As the two left to get some fresh air Hilter, future architect of World War III, breathed in the cool November air without knowing that his lungs will be permanently damaged in a poison gas attack in the Iran war and that the brutal conflict will perversely give meaning to his hitherto meaningless life. "Nothing like a lazy November day" Hitler said without knowing that following defeat in the future Iran War he would be convinced by a "stab in the back" narrative and blame socialists for the betrayal.
As the two young men walked his friend flirted with two attractive young women. "Why do you waste your time with those floosies?" he said, having become a recent adherent to the "nofap" meme. Up to this point there is still no evidence of a sexual experience on his part. As the future dictator abstained from masturbation he remained ignorant of the fact that one day every last facet of his sexual perversions would be explored and mined for insight into his sick mind in endless history channel documentaries that future mothers will doze off to.
As the two young men strolled down Bushwick Avenue they happened upon a microbrewery and entered to wet their whistles. As Hilter enjoyed a chocolate stout he launched into a hypnotic recap of the last episode of Twin Peaks. Hilter, long enamored with the work of David Lynch, had been following the latest season of Twin Peaks intently. "In my opinion Herr Lynch has devised a system for the differentiation not only in the human consciousness between good and evil, but also the hoard of scientific knowledge that alienates us from our species life. We long to regain the oneness with nature enjoyed by animals and our pre-conscious ancestors" the future dictator said, the froth still dripping from his upper lip.
As Hilter reached for his wallet he realized he had no money . "Don't worry" Chalubnik said "I'll get this round". As Hilter lamented his poverty he was unaware that in the future he would be well compensated by wealthy industrialists after joining the Heritage Foundation and becoming involved in its paramilitary wing. Taking another swig of beer, he was wholly unaware that he would gain the trust of the Koch brothers after infiltrating socialist organizations and that these very same industrialists would aid him in his 2033 seizure of power.
"Thanks for the round, Alex" I'll make it up to you one day, the young Hilter said, unaware that he would take his life in an underground bunker below Washington after leading the nation into a disastrous war.
God, this is getting lost.
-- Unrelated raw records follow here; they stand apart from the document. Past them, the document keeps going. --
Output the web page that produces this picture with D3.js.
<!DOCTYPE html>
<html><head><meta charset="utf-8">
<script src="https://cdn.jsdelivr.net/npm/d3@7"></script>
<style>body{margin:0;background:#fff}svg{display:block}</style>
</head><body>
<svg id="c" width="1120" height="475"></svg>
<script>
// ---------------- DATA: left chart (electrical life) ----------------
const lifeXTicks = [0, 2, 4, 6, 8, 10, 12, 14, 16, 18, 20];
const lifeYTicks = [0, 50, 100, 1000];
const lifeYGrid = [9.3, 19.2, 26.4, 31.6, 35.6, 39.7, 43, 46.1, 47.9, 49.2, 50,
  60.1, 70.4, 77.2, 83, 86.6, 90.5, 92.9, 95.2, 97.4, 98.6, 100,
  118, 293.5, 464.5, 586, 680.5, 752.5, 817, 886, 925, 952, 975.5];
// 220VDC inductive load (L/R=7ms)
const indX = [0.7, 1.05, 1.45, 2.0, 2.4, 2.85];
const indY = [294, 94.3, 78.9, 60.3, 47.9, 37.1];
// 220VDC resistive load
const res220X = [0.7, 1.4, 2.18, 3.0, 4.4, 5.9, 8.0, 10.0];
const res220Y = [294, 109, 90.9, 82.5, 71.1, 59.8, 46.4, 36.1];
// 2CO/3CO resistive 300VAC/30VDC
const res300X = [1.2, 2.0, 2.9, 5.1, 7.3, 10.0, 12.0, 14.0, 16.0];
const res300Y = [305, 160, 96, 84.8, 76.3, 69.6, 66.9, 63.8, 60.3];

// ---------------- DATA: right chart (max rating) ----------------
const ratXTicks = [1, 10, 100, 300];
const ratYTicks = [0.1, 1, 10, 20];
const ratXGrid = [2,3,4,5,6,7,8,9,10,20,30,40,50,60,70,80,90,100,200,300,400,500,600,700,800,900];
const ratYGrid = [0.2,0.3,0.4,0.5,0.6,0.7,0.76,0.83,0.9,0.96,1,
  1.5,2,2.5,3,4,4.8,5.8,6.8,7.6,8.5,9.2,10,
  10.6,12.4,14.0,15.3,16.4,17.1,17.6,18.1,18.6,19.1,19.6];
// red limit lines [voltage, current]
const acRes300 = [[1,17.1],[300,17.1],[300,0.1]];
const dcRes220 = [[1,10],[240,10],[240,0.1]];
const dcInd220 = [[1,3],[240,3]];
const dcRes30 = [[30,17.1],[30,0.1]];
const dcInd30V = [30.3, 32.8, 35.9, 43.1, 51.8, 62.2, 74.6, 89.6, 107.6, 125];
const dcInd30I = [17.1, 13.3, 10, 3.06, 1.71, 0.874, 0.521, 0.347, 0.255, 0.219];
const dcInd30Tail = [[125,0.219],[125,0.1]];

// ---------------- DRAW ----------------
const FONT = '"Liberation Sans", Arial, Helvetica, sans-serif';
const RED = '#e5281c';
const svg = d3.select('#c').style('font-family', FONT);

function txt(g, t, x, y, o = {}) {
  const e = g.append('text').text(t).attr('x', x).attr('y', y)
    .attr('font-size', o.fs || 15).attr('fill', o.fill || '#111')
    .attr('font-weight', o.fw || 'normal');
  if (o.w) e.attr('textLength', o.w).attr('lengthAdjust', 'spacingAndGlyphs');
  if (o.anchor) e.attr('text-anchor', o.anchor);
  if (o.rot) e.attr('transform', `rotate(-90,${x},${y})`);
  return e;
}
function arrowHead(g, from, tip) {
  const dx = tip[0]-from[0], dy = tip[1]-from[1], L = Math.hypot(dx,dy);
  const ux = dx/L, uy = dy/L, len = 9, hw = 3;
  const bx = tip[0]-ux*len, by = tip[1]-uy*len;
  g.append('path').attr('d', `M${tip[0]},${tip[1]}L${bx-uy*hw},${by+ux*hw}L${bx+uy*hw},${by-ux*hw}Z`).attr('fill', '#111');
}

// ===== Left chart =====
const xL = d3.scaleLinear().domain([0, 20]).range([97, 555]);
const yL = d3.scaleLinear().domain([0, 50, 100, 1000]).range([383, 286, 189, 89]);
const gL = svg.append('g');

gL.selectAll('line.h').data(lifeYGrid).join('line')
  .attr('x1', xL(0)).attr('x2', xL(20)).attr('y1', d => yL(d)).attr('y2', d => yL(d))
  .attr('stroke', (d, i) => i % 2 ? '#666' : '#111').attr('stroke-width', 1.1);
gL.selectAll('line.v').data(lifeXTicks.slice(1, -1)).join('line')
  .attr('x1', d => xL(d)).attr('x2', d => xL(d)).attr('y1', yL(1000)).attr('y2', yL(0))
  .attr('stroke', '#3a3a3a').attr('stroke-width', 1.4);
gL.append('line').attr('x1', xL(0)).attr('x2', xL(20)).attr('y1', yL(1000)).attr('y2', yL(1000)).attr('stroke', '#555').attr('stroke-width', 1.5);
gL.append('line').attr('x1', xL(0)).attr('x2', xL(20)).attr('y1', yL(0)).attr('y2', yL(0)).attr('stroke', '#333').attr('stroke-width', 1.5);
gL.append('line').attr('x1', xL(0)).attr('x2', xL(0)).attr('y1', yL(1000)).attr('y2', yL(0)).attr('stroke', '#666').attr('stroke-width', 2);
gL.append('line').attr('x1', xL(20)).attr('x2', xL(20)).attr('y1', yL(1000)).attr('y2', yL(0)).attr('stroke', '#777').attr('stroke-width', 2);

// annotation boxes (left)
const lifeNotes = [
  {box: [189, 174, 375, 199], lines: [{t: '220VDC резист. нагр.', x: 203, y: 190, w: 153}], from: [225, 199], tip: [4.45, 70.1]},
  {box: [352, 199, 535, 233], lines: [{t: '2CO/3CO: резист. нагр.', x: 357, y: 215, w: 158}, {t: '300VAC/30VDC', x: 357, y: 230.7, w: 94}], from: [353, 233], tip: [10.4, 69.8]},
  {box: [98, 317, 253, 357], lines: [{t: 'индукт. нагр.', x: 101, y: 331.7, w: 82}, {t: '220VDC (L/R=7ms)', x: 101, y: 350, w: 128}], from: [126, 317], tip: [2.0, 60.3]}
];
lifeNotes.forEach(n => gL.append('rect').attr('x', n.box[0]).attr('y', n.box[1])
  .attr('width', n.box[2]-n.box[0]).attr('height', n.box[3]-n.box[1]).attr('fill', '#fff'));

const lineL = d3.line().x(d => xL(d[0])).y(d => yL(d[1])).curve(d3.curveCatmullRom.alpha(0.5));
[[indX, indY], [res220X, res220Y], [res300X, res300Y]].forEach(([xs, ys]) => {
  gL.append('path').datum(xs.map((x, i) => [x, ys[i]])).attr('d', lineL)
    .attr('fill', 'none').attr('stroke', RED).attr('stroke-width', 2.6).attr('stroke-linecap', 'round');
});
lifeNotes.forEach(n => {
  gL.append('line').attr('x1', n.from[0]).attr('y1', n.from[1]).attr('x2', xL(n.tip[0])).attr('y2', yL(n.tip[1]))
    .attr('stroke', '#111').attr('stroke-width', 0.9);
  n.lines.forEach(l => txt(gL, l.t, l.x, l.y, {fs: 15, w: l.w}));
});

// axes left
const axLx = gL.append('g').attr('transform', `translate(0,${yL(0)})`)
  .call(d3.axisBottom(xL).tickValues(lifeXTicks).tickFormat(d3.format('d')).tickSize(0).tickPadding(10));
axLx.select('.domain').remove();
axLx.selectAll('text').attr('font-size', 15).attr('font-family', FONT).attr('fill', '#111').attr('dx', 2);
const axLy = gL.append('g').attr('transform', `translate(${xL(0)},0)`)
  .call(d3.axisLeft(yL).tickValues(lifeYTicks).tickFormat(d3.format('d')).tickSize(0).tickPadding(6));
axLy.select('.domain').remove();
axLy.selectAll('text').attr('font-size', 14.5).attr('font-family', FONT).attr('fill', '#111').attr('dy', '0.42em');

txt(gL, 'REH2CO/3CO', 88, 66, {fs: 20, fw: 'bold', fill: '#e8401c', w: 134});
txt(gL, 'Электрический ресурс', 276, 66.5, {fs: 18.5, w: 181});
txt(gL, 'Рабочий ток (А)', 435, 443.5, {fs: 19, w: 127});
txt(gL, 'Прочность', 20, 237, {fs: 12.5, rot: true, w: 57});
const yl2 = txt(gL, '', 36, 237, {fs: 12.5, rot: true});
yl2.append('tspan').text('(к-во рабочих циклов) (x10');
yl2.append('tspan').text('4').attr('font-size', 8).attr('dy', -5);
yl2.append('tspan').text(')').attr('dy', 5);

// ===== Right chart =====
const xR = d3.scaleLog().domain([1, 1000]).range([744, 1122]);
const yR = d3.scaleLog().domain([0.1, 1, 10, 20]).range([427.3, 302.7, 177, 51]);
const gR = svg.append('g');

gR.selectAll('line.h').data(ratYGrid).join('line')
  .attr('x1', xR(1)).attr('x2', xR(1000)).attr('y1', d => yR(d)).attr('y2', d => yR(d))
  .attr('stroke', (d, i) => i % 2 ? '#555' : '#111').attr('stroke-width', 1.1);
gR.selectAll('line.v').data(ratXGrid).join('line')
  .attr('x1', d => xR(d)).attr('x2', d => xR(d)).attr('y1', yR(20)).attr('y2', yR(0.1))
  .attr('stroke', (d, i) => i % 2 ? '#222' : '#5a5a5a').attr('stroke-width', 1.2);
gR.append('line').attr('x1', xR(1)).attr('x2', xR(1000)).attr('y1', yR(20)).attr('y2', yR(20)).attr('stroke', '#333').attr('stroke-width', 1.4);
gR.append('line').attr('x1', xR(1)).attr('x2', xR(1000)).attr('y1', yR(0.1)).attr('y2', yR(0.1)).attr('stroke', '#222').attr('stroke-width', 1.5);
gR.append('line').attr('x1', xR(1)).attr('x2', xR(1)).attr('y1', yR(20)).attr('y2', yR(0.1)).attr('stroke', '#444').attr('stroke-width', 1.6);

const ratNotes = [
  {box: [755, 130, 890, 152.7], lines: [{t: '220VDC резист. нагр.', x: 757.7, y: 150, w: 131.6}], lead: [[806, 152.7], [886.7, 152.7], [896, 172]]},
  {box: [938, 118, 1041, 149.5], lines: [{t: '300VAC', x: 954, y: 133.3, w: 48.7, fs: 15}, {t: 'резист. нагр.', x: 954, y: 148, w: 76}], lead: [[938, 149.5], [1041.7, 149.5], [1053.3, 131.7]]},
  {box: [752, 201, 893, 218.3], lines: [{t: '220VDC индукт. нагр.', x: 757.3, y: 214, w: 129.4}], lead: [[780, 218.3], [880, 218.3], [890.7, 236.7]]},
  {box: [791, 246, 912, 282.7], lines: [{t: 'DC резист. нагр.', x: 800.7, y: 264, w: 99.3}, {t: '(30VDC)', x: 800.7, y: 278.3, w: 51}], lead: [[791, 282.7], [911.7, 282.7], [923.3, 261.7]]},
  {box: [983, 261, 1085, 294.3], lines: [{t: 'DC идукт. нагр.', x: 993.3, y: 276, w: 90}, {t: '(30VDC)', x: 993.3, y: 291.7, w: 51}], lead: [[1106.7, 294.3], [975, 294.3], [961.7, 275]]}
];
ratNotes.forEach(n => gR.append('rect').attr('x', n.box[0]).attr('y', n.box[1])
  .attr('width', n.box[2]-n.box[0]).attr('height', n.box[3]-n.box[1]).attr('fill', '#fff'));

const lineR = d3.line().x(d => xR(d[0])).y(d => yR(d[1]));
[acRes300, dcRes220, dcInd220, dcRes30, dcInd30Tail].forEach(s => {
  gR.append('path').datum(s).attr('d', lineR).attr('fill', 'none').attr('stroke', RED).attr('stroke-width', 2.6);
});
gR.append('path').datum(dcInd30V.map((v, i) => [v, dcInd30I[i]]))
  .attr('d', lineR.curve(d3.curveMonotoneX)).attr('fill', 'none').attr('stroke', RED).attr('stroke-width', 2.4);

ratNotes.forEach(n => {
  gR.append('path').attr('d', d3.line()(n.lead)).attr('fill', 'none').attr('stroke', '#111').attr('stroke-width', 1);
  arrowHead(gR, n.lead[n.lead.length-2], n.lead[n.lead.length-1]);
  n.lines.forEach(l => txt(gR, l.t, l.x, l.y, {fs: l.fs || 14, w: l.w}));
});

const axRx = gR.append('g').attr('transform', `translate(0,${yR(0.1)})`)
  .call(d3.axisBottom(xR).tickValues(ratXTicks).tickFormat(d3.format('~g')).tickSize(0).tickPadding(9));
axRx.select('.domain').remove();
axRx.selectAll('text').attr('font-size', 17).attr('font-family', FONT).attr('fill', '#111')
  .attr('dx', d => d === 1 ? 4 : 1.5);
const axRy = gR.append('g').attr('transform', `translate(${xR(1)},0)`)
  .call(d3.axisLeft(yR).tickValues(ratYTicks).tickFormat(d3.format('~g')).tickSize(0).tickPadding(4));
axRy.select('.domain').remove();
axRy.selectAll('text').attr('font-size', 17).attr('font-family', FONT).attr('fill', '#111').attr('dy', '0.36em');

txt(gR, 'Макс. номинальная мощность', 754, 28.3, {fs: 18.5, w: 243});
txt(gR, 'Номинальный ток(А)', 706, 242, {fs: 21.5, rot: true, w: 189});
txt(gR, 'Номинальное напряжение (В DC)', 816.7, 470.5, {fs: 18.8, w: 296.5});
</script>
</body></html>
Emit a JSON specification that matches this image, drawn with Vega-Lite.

The one thing about Steemit that sucks: Volumes of great content buried. Repost when you're famous...
Well...this was enlightening.
I'd love to know how long you took thinking this up and exactly how hard you laughed in the process.
That would also be illuminating. Dare I say, "illuminaughty". Hey, there's your next prompt! Get on it, your audience demands to be entertained!
I don't get why your writing doesn't gain more traction, have you tried commenting on other people shi... stuff to drag them in.
Yeah maybe, I'm a little aloof on here. I don't play they game. There was a period where whales voted on it, but that stopped mysteriously. ¯_(ツ)_/¯
Any idea who I can reach out to?
Try @trafalgar, he's probably the funniest whale I can think of. @hanshotfirst is another good guy with a good sense of humour. I haven't got it all figured out myself so not the best guy for advice. Consistency and smoozing, basically back scratching and bait dropping.
Thanks, I sent them some messages ;)
Actually I looked them up on steemit chat. Do you know a better way to contact them?
Read their stuff, leave a Pulitzer Prize winning comment. Can't force friends, but you can solicit yourself in more creative ways.
I think you just described Ezra Levant but with actual war experience.